### Task directions
Every record must be repeated exactly; omit any pictures they contain.

[Plotting code records]
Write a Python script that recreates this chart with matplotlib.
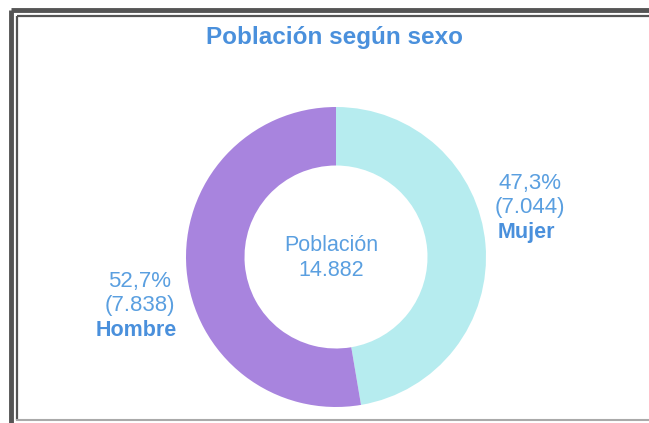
import matplotlib.pyplot as plt

# Datos
categorias = ["Mujer", "Hombre"]
valores = [7044, 7838]
colores = ["#b6ecef", "#a884de"]

total = sum(valores)

def miles(n):
    return f"{n:,}".replace(",", ".")

W, H = 649, 423
fig = plt.figure(figsize=(W / 100, H / 100), dpi=100)
ax = fig.add_axes([0, 0, 1, 1])

cx, cy, r = 336, H - 257, 150
ax.pie(valores, colors=colores, startangle=90, counterclock=False,
       center=(cx, cy), radius=r,
       wedgeprops=dict(width=r * 0.39, linewidth=0))

ax.set_xlim(0, W)
ax.set_ylim(0, H)
ax.set_aspect("equal")
ax.axis("off")

# marco
gris = "#555555"
ax.plot([11, 11], [0, H - 10], color=gris, lw=3.5, solid_capstyle="butt")
ax.plot([11, W], [H - 10, H - 10], color=gris, lw=3.5, solid_capstyle="butt")
ax.plot([17, 17], [3, H - 16], color=gris, lw=1.6, solid_capstyle="butt")
ax.plot([17, W], [H - 16, H - 16], color=gris, lw=1.6, solid_capstyle="butt")
ax.plot([17, W], [3, 3], color="#aaaaaa", lw=1.5)

azul = "#4a90dc"
azul_claro = "#5a9fe0"
fuente = "Liberation Sans"

ax.text(cx - 1, H - 37, "Población según sexo", ha="center", va="center",
        fontsize=17.5, fontweight="bold", color=azul, family=fuente)

ax.text(331, H - 245, "Población", ha="center", va="center",
        fontsize=15.5, color=azul_claro, family=fuente)
ax.text(331, H - 270, miles(total), ha="center", va="center",
        fontsize=15.5, color=azul_claro, family=fuente)

posiciones = [(530, 183), (140, 282)]
for cat, val, (x, y) in zip(categorias, valores, posiciones):
    pct = f"{100 * val / total:.1f}".replace(".", ",") + "%"
    ax.text(x, H - y, pct, ha="center", va="center",
            fontsize=16, color=azul_claro, family=fuente)
    ax.text(x, H - y - 24, f"({miles(val)})", ha="center", va="center",
            fontsize=16, color=azul_claro, family=fuente)
    ax.text(x - 4, H - y - 49, cat, ha="center", va="center",
            fontsize=15.5, fontweight="bold", color=azul, family=fuente)

fig.savefig("out.png", dpi=100)
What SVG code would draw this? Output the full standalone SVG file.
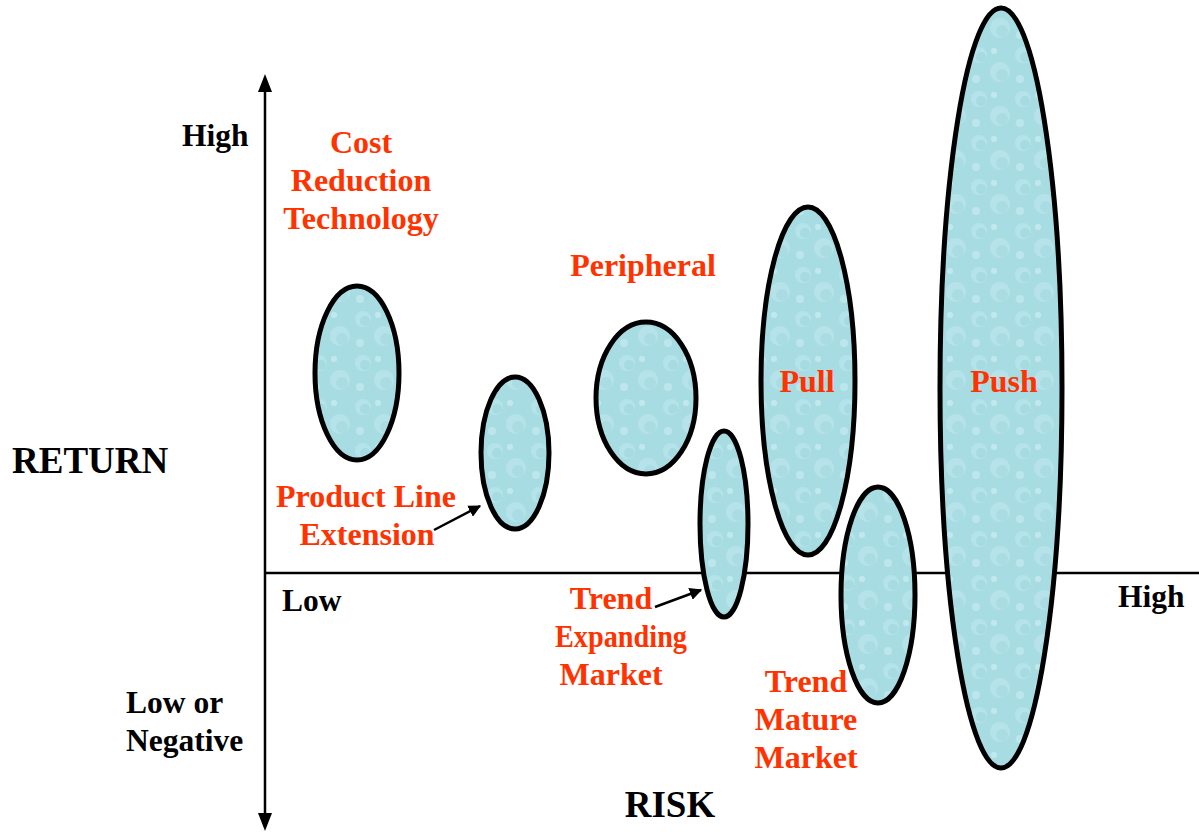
<svg xmlns="http://www.w3.org/2000/svg" width="1199" height="832" viewBox="0 0 1199 832">
<style>
.lbl{font-family:"Liberation Serif","Times New Roman",serif;font-weight:bold;font-size:31.5px;fill:#000}
.red{font-family:"Liberation Serif","Times New Roman",serif;font-weight:bold;font-size:32px;fill:#ff3300;text-anchor:middle}
.big{font-family:"Liberation Serif","Times New Roman",serif;font-weight:bold;font-size:37px;fill:#000}
.bub{fill:url(#water);stroke:#000;stroke-width:5}
.ax{stroke:#000;stroke-width:2.5;fill:none}
.arr{stroke:#000;stroke-width:2.5;fill:none}
</style>
<defs>
<pattern id="water" width="44" height="44" patternUnits="userSpaceOnUse">
<rect width="44" height="44" fill="#a8dce3"/>
<circle cx="11" cy="11" r="8" fill="#bde8ed" opacity="0.6"/>
<circle cx="13" cy="13" r="5" fill="#94d0d9" opacity="0.45"/>
<circle cx="32" cy="28" r="10" fill="#c0e9ee" opacity="0.55"/>
<circle cx="34" cy="31" r="6" fill="#95d1d9" opacity="0.4"/>
<circle cx="26" cy="7" r="3" fill="#d2f1f4" opacity="0.6"/>
<circle cx="8" cy="35" r="4" fill="#cbeef2" opacity="0.55"/>
</pattern>
<marker id="ah" viewBox="0 0 10 10" refX="9" refY="5" markerWidth="5" markerHeight="5" orient="auto">
<path d="M0,0 L10,5 L0,10 z" fill="#000"/>
</marker>
</defs>
<rect width="1199" height="832" fill="#fff"/>
<g id="connectors">
<line class="ax" x1="265" y1="90" x2="265" y2="815"/>
<path d="M265,74 L258,92 L272,92 z" fill="#000"/>
<path d="M265,831 L258,813 L272,813 z" fill="#000"/>
<line class="ax" x1="265" y1="573" x2="1199" y2="573"/>
<line class="arr" x1="434" y1="530" x2="480" y2="506" marker-end="url(#ah)"/>
<line class="arr" x1="655" y1="607" x2="701" y2="590" marker-end="url(#ah)"/>
</g>
<g id="cost-reduction">
<ellipse class="bub" cx="357" cy="373" rx="42" ry="87"/>
<text class="red" x="361" y="153">Cost</text>
<text class="red" x="361" y="191">Reduction</text>
<text class="red" x="361" y="229">Technology</text>
</g>
<g id="product-line">
<ellipse class="bub" cx="515" cy="453" rx="34" ry="76"/>
<text class="red" x="366" y="507">Product Line</text>
<text class="red" x="367" y="545">Extension</text>
</g>
<g id="peripheral">
<ellipse class="bub" cx="646" cy="398" rx="50" ry="76"/>
<text class="red" x="643" y="276">Peripheral</text>
</g>
<g id="trend-expanding">
<ellipse class="bub" cx="724" cy="524" rx="24" ry="93"/>
<text class="red" x="611" y="609">Trend</text>
<text class="red" x="621" y="647" textLength="132" lengthAdjust="spacingAndGlyphs">Expanding</text>
<text class="red" x="611" y="685">Market</text>
</g>
<g id="pull">
<ellipse class="bub" cx="808" cy="381" rx="47" ry="174"/>
<text class="red" x="807" y="392">Pull</text>
</g>
<g id="trend-mature">
<ellipse class="bub" cx="878" cy="595" rx="37" ry="108"/>
<text class="red" x="806" y="692">Trend</text>
<text class="red" x="806" y="730">Mature</text>
<text class="red" x="806" y="768">Market</text>
</g>
<g id="push">
<ellipse class="bub" cx="1001" cy="388" rx="61" ry="380"/>
<text class="red" x="1004" y="392">Push</text>
</g>
<g id="axis-labels">
<text class="lbl" x="182" y="146">High</text>
<text class="big" x="12" y="473">RETURN</text>
<text class="lbl" x="282" y="611">Low</text>
<text class="lbl" x="1118" y="607">High</text>
<text class="lbl" x="126" y="713">Low or</text>
<text class="lbl" x="126" y="751">Negative</text>
<text class="big" x="670" y="817" text-anchor="middle">RISK</text>
</g>
</svg>
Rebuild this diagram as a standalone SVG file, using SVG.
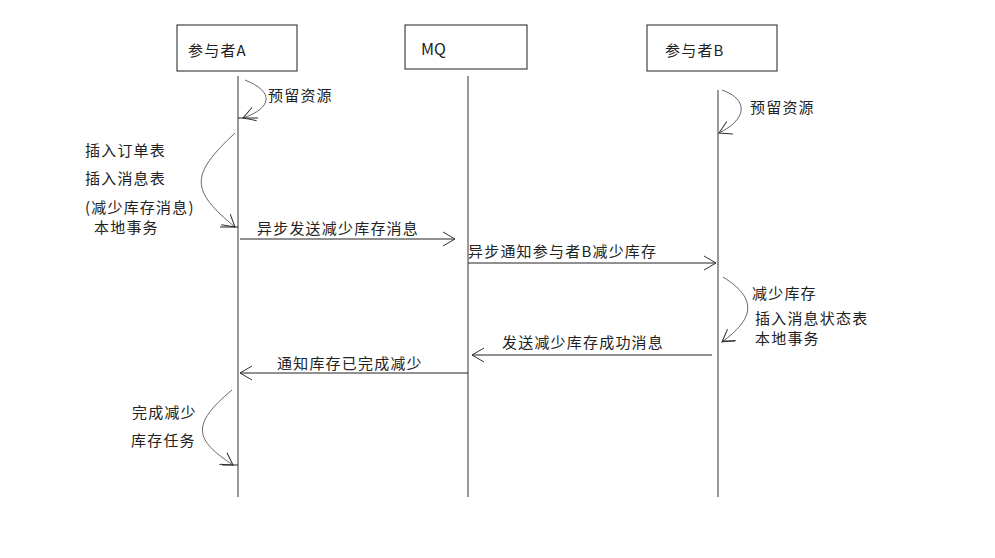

### Exercise answer
Write a Python script that recreates this chart with matplotlib.
import matplotlib.pyplot as plt

# Datos
categorias = ["Mujer", "Hombre"]
valores = [7044, 7838]
colores = ["#b6ecef", "#a884de"]

total = sum(valores)

def miles(n):
    return f"{n:,}".replace(",", ".")

W, H = 649, 423
fig = plt.figure(figsize=(W / 100, H / 100), dpi=100)
ax = fig.add_axes([0, 0, 1, 1])

cx, cy, r = 336, H - 257, 150
ax.pie(valores, colors=colores, startangle=90, counterclock=False,
       center=(cx, cy), radius=r,
       wedgeprops=dict(width=r * 0.39, linewidth=0))

ax.set_xlim(0, W)
ax.set_ylim(0, H)
ax.set_aspect("equal")
ax.axis("off")

# marco
gris = "#555555"
ax.plot([11, 11], [0, H - 10], color=gris, lw=3.5, solid_capstyle="butt")
ax.plot([11, W], [H - 10, H - 10], color=gris, lw=3.5, solid_capstyle="butt")
ax.plot([17, 17], [3, H - 16], color=gris, lw=1.6, solid_capstyle="butt")
ax.plot([17, W], [H - 16, H - 16], color=gris, lw=1.6, solid_capstyle="butt")
ax.plot([17, W], [3, 3], color="#aaaaaa", lw=1.5)

azul = "#4a90dc"
azul_claro = "#5a9fe0"
fuente = "Liberation Sans"

ax.text(cx - 1, H - 37, "Población según sexo", ha="center", va="center",
        fontsize=17.5, fontweight="bold", color=azul, family=fuente)

ax.text(331, H - 245, "Población", ha="center", va="center",
        fontsize=15.5, color=azul_claro, family=fuente)
ax.text(331, H - 270, miles(total), ha="center", va="center",
        fontsize=15.5, color=azul_claro, family=fuente)

posiciones = [(530, 183), (140, 282)]
for cat, val, (x, y) in zip(categorias, valores, posiciones):
    pct = f"{100 * val / total:.1f}".replace(".", ",") + "%"
    ax.text(x, H - y, pct, ha="center", va="center",
            fontsize=16, color=azul_claro, family=fuente)
    ax.text(x, H - y - 24, f"({miles(val)})", ha="center", va="center",
            fontsize=16, color=azul_claro, family=fuente)
    ax.text(x - 4, H - y - 49, cat, ha="center", va="center",
            fontsize=15.5, fontweight="bold", color=azul, family=fuente)

fig.savefig("out.png", dpi=100)
What SVG code would draw this? Output the full standalone SVG file.
<svg xmlns="http://www.w3.org/2000/svg" width="1199" height="832" viewBox="0 0 1199 832">
<style>
.lbl{font-family:"Liberation Serif","Times New Roman",serif;font-weight:bold;font-size:31.5px;fill:#000}
.red{font-family:"Liberation Serif","Times New Roman",serif;font-weight:bold;font-size:32px;fill:#ff3300;text-anchor:middle}
.big{font-family:"Liberation Serif","Times New Roman",serif;font-weight:bold;font-size:37px;fill:#000}
.bub{fill:url(#water);stroke:#000;stroke-width:5}
.ax{stroke:#000;stroke-width:2.5;fill:none}
.arr{stroke:#000;stroke-width:2.5;fill:none}
</style>
<defs>
<pattern id="water" width="44" height="44" patternUnits="userSpaceOnUse">
<rect width="44" height="44" fill="#a8dce3"/>
<circle cx="11" cy="11" r="8" fill="#bde8ed" opacity="0.6"/>
<circle cx="13" cy="13" r="5" fill="#94d0d9" opacity="0.45"/>
<circle cx="32" cy="28" r="10" fill="#c0e9ee" opacity="0.55"/>
<circle cx="34" cy="31" r="6" fill="#95d1d9" opacity="0.4"/>
<circle cx="26" cy="7" r="3" fill="#d2f1f4" opacity="0.6"/>
<circle cx="8" cy="35" r="4" fill="#cbeef2" opacity="0.55"/>
</pattern>
<marker id="ah" viewBox="0 0 10 10" refX="9" refY="5" markerWidth="5" markerHeight="5" orient="auto">
<path d="M0,0 L10,5 L0,10 z" fill="#000"/>
</marker>
</defs>
<rect width="1199" height="832" fill="#fff"/>
<g id="connectors">
<line class="ax" x1="265" y1="90" x2="265" y2="815"/>
<path d="M265,74 L258,92 L272,92 z" fill="#000"/>
<path d="M265,831 L258,813 L272,813 z" fill="#000"/>
<line class="ax" x1="265" y1="573" x2="1199" y2="573"/>
<line class="arr" x1="434" y1="530" x2="480" y2="506" marker-end="url(#ah)"/>
<line class="arr" x1="655" y1="607" x2="701" y2="590" marker-end="url(#ah)"/>
</g>
<g id="cost-reduction">
<ellipse class="bub" cx="357" cy="373" rx="42" ry="87"/>
<text class="red" x="361" y="153">Cost</text>
<text class="red" x="361" y="191">Reduction</text>
<text class="red" x="361" y="229">Technology</text>
</g>
<g id="product-line">
<ellipse class="bub" cx="515" cy="453" rx="34" ry="76"/>
<text class="red" x="366" y="507">Product Line</text>
<text class="red" x="367" y="545">Extension</text>
</g>
<g id="peripheral">
<ellipse class="bub" cx="646" cy="398" rx="50" ry="76"/>
<text class="red" x="643" y="276">Peripheral</text>
</g>
<g id="trend-expanding">
<ellipse class="bub" cx="724" cy="524" rx="24" ry="93"/>
<text class="red" x="611" y="609">Trend</text>
<text class="red" x="621" y="647" textLength="132" lengthAdjust="spacingAndGlyphs">Expanding</text>
<text class="red" x="611" y="685">Market</text>
</g>
<g id="pull">
<ellipse class="bub" cx="808" cy="381" rx="47" ry="174"/>
<text class="red" x="807" y="392">Pull</text>
</g>
<g id="trend-mature">
<ellipse class="bub" cx="878" cy="595" rx="37" ry="108"/>
<text class="red" x="806" y="692">Trend</text>
<text class="red" x="806" y="730">Mature</text>
<text class="red" x="806" y="768">Market</text>
</g>
<g id="push">
<ellipse class="bub" cx="1001" cy="388" rx="61" ry="380"/>
<text class="red" x="1004" y="392">Push</text>
</g>
<g id="axis-labels">
<text class="lbl" x="182" y="146">High</text>
<text class="big" x="12" y="473">RETURN</text>
<text class="lbl" x="282" y="611">Low</text>
<text class="lbl" x="1118" y="607">High</text>
<text class="lbl" x="126" y="713">Low or</text>
<text class="lbl" x="126" y="751">Negative</text>
<text class="big" x="670" y="817" text-anchor="middle">RISK</text>
</g>
</svg>
Rebuild this diagram as a standalone SVG file, using SVG.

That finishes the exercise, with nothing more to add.